TASK OBJECTIVE:
Below are records; please write out exactly the lines from the first line through the line containing "[title] (sys) at", with no pictures.

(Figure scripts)
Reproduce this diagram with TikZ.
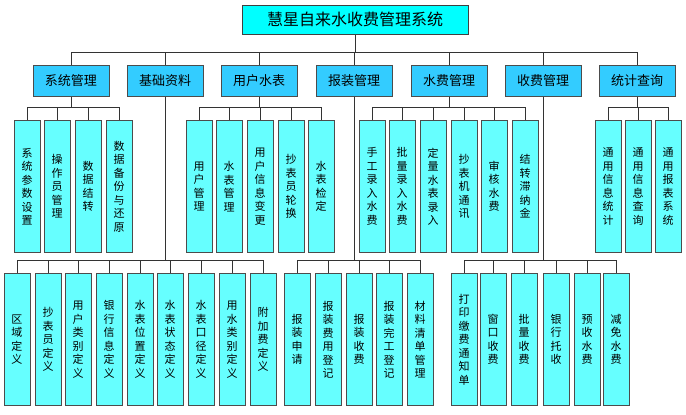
\documentclass[tikz,border=0pt]{standalone}
\usepackage{fontspec}
\setmainfont{Noto Sans CJK SC}
\XeTeXlinebreaklocale "zh"
\usetikzlibrary{positioning}
\definecolor{topcyan}{HTML}{00FFFF}
\definecolor{midcyan}{HTML}{33CCFF}
\definecolor{leafcyan}{HTML}{66FFFF}
\tikzset{
  title/.style = {rectangle, draw=black!75, line width=1pt, fill=topcyan, minimum width=226pt, minimum height=29pt, font=\fontsize{16}{18}\selectfont},
  group/.style = {rectangle, draw=black!70, line width=1pt, fill=midcyan, minimum width=76pt, minimum height=31pt, font=\fontsize{13}{15}\selectfont},
  leaf/.style  = {rectangle, draw=black!70, line width=1pt, fill=leafcyan, minimum width=26pt, minimum height=132pt, text width=12pt, align=center, inner sep=0pt, anchor=north, font=\fontsize{11}{13.5}\selectfont},
  line/.style  = {draw=black!80, line width=0.8pt}
}
\begin{document}
\begin{tikzpicture}[x=1pt, y=-1pt]
  \useasboundingbox (0,0) rectangle (686,415);
  \node [title] (sys) at (355,19.5) {慧星自来水收费管理系统};

  % first level
  \foreach \name/\cx/\txt in {g1/71/系统管理, g2/165/基础资料, g3/259/用户水表, g4/354/报装管理, g5/449/水费管理, g6/543/收费管理, g7/637/统计查询}
    \node [group] (\name) at (\cx,80.5) {\txt};

  \coordinate (busl) at (71,52);
  \coordinate (busr) at (637,52);
  \path [line] (sys.south) -- (sys.south |- busl);
  \path [line] (busl) -- (busr);
  \foreach \name in {g1,g2,g3,g4,g5,g6,g7}
    \path [line] (\name.north) -- (\name.north |- busl);

  % leaves under the upper row
  \foreach \grp/\names/\y in {g1/{a1/27/系统参数设置, a2/57/操作员管理, a3/88/数据结转, a4/119/数据备份与还原}/120,
                               g3/{c1/199/用户管理, c2/229/水表管理, c3/260/用户信息变更, c4/291/抄表员轮换, c5/321/水表检定}/120,
                               g5/{e1/372/手工录入水费, e2/402/批量录入水费, e3/433/定量水表录入, e4/464/抄表机通讯, e5/494/审核水费, e6/525/结转滞纳金}/120,
                               g7/{h1/608/通用信息统计, h2/638/通用信息查询, h3/668/通用报表系统}/120,
                               g2/{b1/17/区域定义, b2/48/抄表员定义, b3/78/用户类别定义, b4/109/银行信息定义, b5/140/水表位置定义, b6/170/水表状态定义, b7/201/水表口径定义, b8/232/用水类别定义, b9/263/附加费定义}/273,
                               g4/{d1/297/报装申请, d2/328/报装费用登记, d3/359/报装收费, d4/389/报装完工登记, d5/420/材料清单管理}/273,
                               g6/{f1/464/打印缴费通知单, f2/493/窗口收费, f3/524/批量收费, f4/556/银行托收, f5/587/预收水费, f6/616/减免水费}/273} {
    \coordinate (bus-\grp) at (0,\y-13);
    \path [line] (\grp.south) -- (\grp.south |- bus-\grp);
    \foreach \leafname/\cx/\txt [count=\i] in \names {
      \node [leaf] (\leafname) at (\cx,\y) {\txt};
      \path [line] (\leafname.north) -- (\leafname.north |- bus-\grp);
      \ifnum\i=1 \xdef\firstleaf{\leafname}\fi
      \xdef\lastleaf{\leafname}
    }
    \path [line] (\firstleaf.north |- bus-\grp) -- (\lastleaf.north |- bus-\grp);
  }
\end{tikzpicture}
\end{document}
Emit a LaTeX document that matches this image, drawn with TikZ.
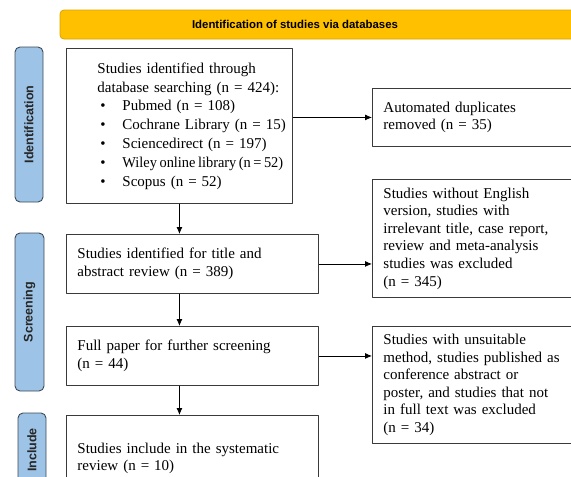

FINAL RESULT:
Reproduce this diagram with TikZ.
\documentclass[tikz,border=0pt]{standalone}
\usepackage{fontspec}
\setmainfont{Noto Sans CJK SC}
\XeTeXlinebreaklocale "zh"
\usetikzlibrary{positioning}
\definecolor{topcyan}{HTML}{00FFFF}
\definecolor{midcyan}{HTML}{33CCFF}
\definecolor{leafcyan}{HTML}{66FFFF}
\tikzset{
  title/.style = {rectangle, draw=black!75, line width=1pt, fill=topcyan, minimum width=226pt, minimum height=29pt, font=\fontsize{16}{18}\selectfont},
  group/.style = {rectangle, draw=black!70, line width=1pt, fill=midcyan, minimum width=76pt, minimum height=31pt, font=\fontsize{13}{15}\selectfont},
  leaf/.style  = {rectangle, draw=black!70, line width=1pt, fill=leafcyan, minimum width=26pt, minimum height=132pt, text width=12pt, align=center, inner sep=0pt, anchor=north, font=\fontsize{11}{13.5}\selectfont},
  line/.style  = {draw=black!80, line width=0.8pt}
}
\begin{document}
\begin{tikzpicture}[x=1pt, y=-1pt]
  \useasboundingbox (0,0) rectangle (686,415);
  \node [title] (sys) at (355,19.5) {慧星自来水收费管理系统};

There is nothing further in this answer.